U of O students wary of 'extreme' anti-cheating software
University won't confirm it's using program that watches students through webcam
The University of Ottawa's apparent use of software that utilizes artificial intelligence to detect cheating during online exams is causing a backlash among students who say the technology is extreme and invasive.
The software in question is made by U.S.-based Respondus, which is currently giving schools a free two-month trial of its two programs aimed at detecting and deterring cheating.
The first program, called Lockdown, requires students to install a program on their computer which then severely restricts what else they can do during an online test, such as opening another browser or chatting with classmates.
The second program, called Monitor, accesses the user's webcam, then uses an algorithm to flag suspicious behaviour by analyzing everything from the student's eye movements to whether another person enters the room.
Fourth-year University of Ottawa student Oliver Benning got word of the school's plan to start using the Respondus products after fellow students posted concerns about it on a reddit thread.
"I just found this to be not at all a comfortable thing for anyone to do to themselves," Benning said. "We're going to start eroding the expectation of privacy we have in our household by allowing certain monitoring practices to happen."
Benning, who said he's become a privacy advocate in recent years, started a petition calling on the university to immediately stop using Respondus products.
"I'm not saying the university shouldn't have any kind of academic integrity measures for student assessments," he said. "I just felt like it needs to be in the middle ground. This is just way too extreme."
University conducting pilot
In a June 25 memo to teaching staff in the University of Ottawa's faculty of social sciences, vice-dean of undergraduate studies Marc Molgat states that the university has recently acquired an online proctoring system through Respondus.
Despite that memo, in a written response, administrators wouldn't confirm to CBC that the university is using Respondus products, and would only confirm it's pilot testing some form of remote proctoring software.
"Rest assured that privacy and the protection of personal information will be of primary concern to us when assessing available tools. We will ensure to inform our community in due time," wrote Isabelle Mailloux Pulkinghorn, the university's media relations manager.

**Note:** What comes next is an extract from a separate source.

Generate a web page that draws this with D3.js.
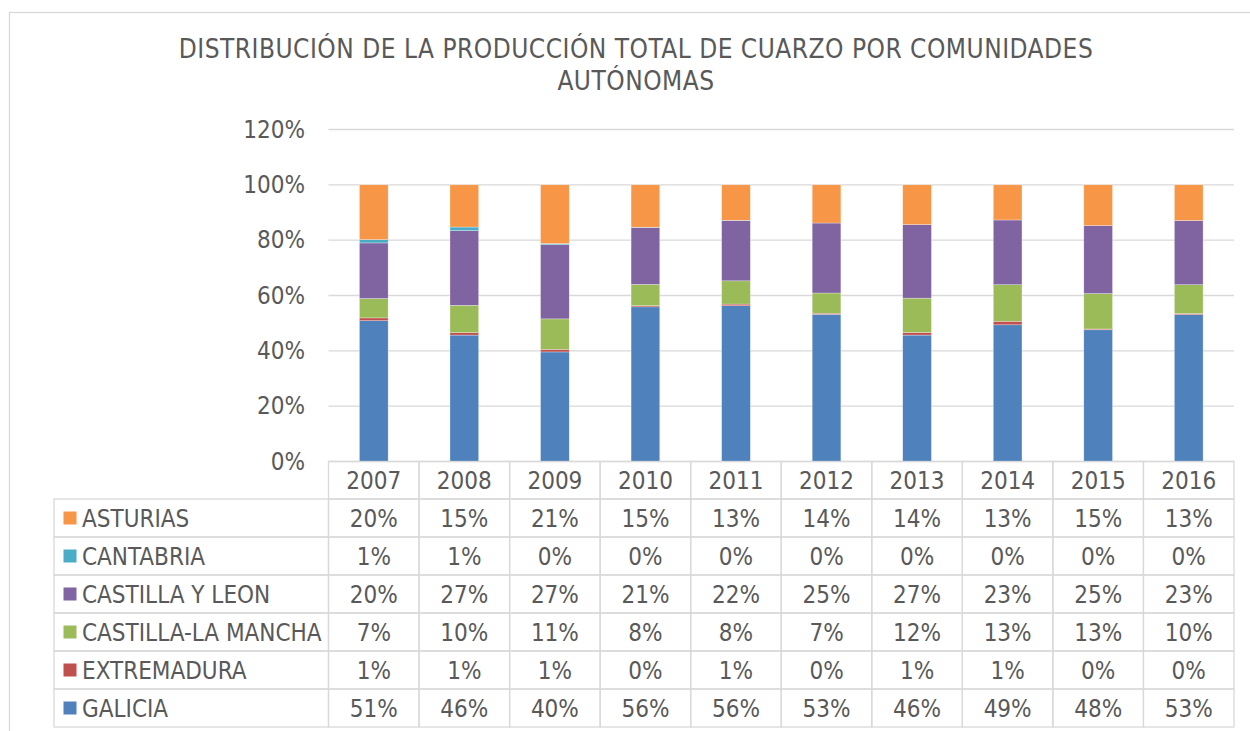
<!DOCTYPE html>
<html><head><meta charset="utf-8">
<script src="https://cdn.jsdelivr.net/npm/d3@7/dist/d3.min.js"></script>
<style>
html,body{margin:0;padding:0;background:#fff;}
svg text{font-family:"DejaVu Sans Condensed","DejaVu Sans",sans-serif;font-stretch:condensed;fill:#595959;}
</style></head>
<body><svg id="c" width="1250" height="731"></svg>
<script>
const title = ["DISTRIBUCIÓN DE LA PRODUCCIÓN TOTAL DE CUARZO POR COMUNIDADES", "AUTÓNOMAS"];
const years = ["2007","2008","2009","2010","2011","2012","2013","2014","2015","2016"];
const seriesNames = ["GALICIA","EXTREMADURA","CASTILLA-LA MANCHA","CASTILLA Y LEON","CANTABRIA","ASTURIAS"];
const seriesColors = ["#4F81BD","#C0504D","#9BBB59","#8064A2","#4BACC6","#F79646"];
const galicia          = [50.9, 45.7, 39.6, 55.9, 56.3, 53.2, 45.7, 49.4, 47.6, 53.1];
const extremadura      = [1.0, 0.85, 0.95, 0.4, 0.6, 0.4, 0.95, 1.3, 0.3, 0.4];
const castillaLaMancha = [7.0, 9.9, 11.0, 7.7, 8.4, 7.3, 12.4, 13.2, 12.8, 10.4];
const castillaYLeon    = [20.1, 27.0, 26.8, 20.6, 21.8, 25.3, 26.6, 23.4, 24.6, 23.2];
const cantabria        = [1.2, 1.3, 0.4, 0.1, 0.1, 0.0, 0.0, 0.0, 0.0, 0.0];
const asturias         = [19.8, 15.25, 21.25, 15.3, 12.8, 13.8, 14.35, 12.7, 14.7, 12.9];
const yTicks = [0, 20, 40, 60, 80, 100, 120];

const seriesValues = [galicia, extremadura, castillaLaMancha, castillaYLeon, cantabria, asturias];
const rows = years.map((y, i) => {
  const o = {year: y};
  seriesNames.forEach((n, k) => o[n] = seriesValues[k][i]);
  return o;
});

const svg = d3.select("#c");
const grey = "#d9d9d9";
const fs = 24;

// outer frame
svg.append("rect").attr("x", 9.5).attr("y", 12.5).attr("width", 1260).attr("height", 740)
  .attr("fill", "#fff").attr("stroke", grey).attr("stroke-width", 1.3);

// title
svg.append("text").attr("x", 636).attr("y", 58).attr("text-anchor", "middle")
  .style("font-size", "26px").style("letter-spacing", "0.5px").text(title[0]);
svg.append("text").attr("x", 636).attr("y", 90).attr("text-anchor", "middle")
  .style("font-size", "26px").style("letter-spacing", "0.5px").text(title[1]);

const plotL = 328.5, plotR = 1234;
const x = d3.scaleBand().domain(years).range([plotL, plotR]).paddingInner(0.683).paddingOuter(0.3415);
const cell = d3.scaleBand().domain(years).range([plotL, plotR]);
const y = d3.scaleLinear().domain([0, 120]).range([461.5, 129.5]);

// gridlines
svg.append("g").selectAll("line").data(yTicks).join("line")
  .attr("x1", plotL).attr("x2", plotR)
  .attr("y1", d => y(d)).attr("y2", d => y(d))
  .attr("stroke", grey).attr("stroke-width", 1.3);

// y axis labels
const yAxis = d3.axisLeft(y).tickValues(yTicks).tickFormat(d => d + "%").tickSize(0).tickPadding(0);
const ga = svg.append("g").attr("transform", "translate(305,0)").call(yAxis);
ga.select(".domain").remove();
ga.selectAll("text").style("font-size", fs + "px").attr("fill", "#595959").style("font-family", null);

// stacked bars
const stack = d3.stack().keys(seriesNames)(rows);
svg.append("g").selectAll("g").data(stack).join("g")
  .attr("fill", (d, i) => seriesColors[i])
  .selectAll("rect").data(d => d).join("rect")
  .attr("x", d => x(d.data.year)).attr("width", x.bandwidth())
  .attr("y", d => y(d[1])).attr("height", d => Math.max(0, y(d[0]) - y(d[1])))
  .attr("stroke", "#fff").attr("stroke-width", 0.5).attr("stroke-opacity", 0.6);

// data table
const rowH = 38, headTop = 461.5, headBot = 499;
const legL = 54;
const tableRows = seriesNames.map((n, k) => ({name: n, color: seriesColors[k], vals: seriesValues[k]})).reverse();
const rowY = d3.scaleBand().domain(tableRows.map(r => r.name)).range([headBot, headBot + rowH * tableRows.length]);
const tg = svg.append("g");
// header row cells
tg.selectAll("rect.h").data(years).join("rect").attr("class", "h")
  .attr("x", d => cell(d)).attr("y", headTop).attr("width", cell.bandwidth()).attr("height", headBot - headTop)
  .attr("fill", "none").attr("stroke", grey).attr("stroke-width", 1.3);
tg.selectAll("text.h").data(years).join("text").attr("class", "h")
  .attr("x", d => cell(d) + cell.bandwidth() / 2).attr("y", (headTop + headBot) / 2 + 8.5)
  .attr("text-anchor", "middle").style("font-size", fs + "px").text(d => d);
// body rows
const rg = tg.selectAll("g.r").data(tableRows).join("g").attr("class", "r");
rg.append("rect").attr("x", legL).attr("y", d => rowY(d.name)).attr("width", plotL - legL).attr("height", rowH)
  .attr("fill", "none").attr("stroke", grey).attr("stroke-width", 1.3);
rg.append("rect").attr("x", 63.5).attr("y", d => rowY(d.name) + rowH / 2 - 6.5).attr("width", 13).attr("height", 13)
  .attr("fill", d => d.color);
rg.append("text").attr("x", 82).attr("y", d => rowY(d.name) + rowH / 2 + 8.5)
  .style("font-size", fs + "px").text(d => d.name);
rg.each(function(r) {
  const g = d3.select(this);
  g.selectAll("rect.v").data(years).join("rect").attr("class", "v")
    .attr("x", d => cell(d)).attr("y", rowY(r.name)).attr("width", cell.bandwidth()).attr("height", rowH)
    .attr("fill", "none").attr("stroke", grey).attr("stroke-width", 1.3);
  g.selectAll("text.v").data(r.vals).join("text").attr("class", "v")
    .attr("x", (d, i) => cell(years[i]) + cell.bandwidth() / 2).attr("y", rowY(r.name) + rowH / 2 + 8.5)
    .attr("text-anchor", "middle").style("font-size", fs + "px").text(d => Math.round(d) + "%");
});
</script></body></html>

She added that students will be asked for their consent and professors will be free to choose if they use remote proctoring tools. If a student decides not to consent, their professor would then need to find an alternate way to evaluate them.
"At this point, there isn't much that we can add," said Mailloux Pulkinghorn.
However, the university's own technical support website for instructors and students contains several paragraphs explaining how Respondus Monitor records video and audio of a student during a test, then analyzes the student's actions, including eye movement.
In a statement to CBC Ottawa, Respondus CEO David Smetters wrote "the architecture for LockDown Browser and Respondus Monitor is designed with protection of student privacy as a basic requirement."
He compared students using webcams for an exam to taking part in a Zoom or Microsoft Teams session.
"It's up to the university to decide whether the benefit of using webcams for online learning outweighs the privacy concern raised by students."
Equity also a concern
Beyond the privacy concerns, experts in university cheating have also raised the issue of equity when it comes to requiring students to film themselves during exams.
University of Calgary assistant professor Sarah Elaine Eaton, whose area of research is academic integrity, says many universities have been scrambling to address a jump in cases of academic fraud since the start of the COVID-19 pandemic.
"Some of them have sort of gone to a great arms race to get an online proctoring tool that's available to them," said Eaton. "That presents a number of complexities for students, and that some students don't have the technology or they don't have access to a stable internet [connection]."
Eaton said she also worries remote proctoring software and other programs designed to catch cheaters are reducing the role teachers play in fighting academic fraud.
"I caution against turning to technology as a solution to complex ethical problems," she said. "We've seen over and over again that instructors still need to be part of the conversation."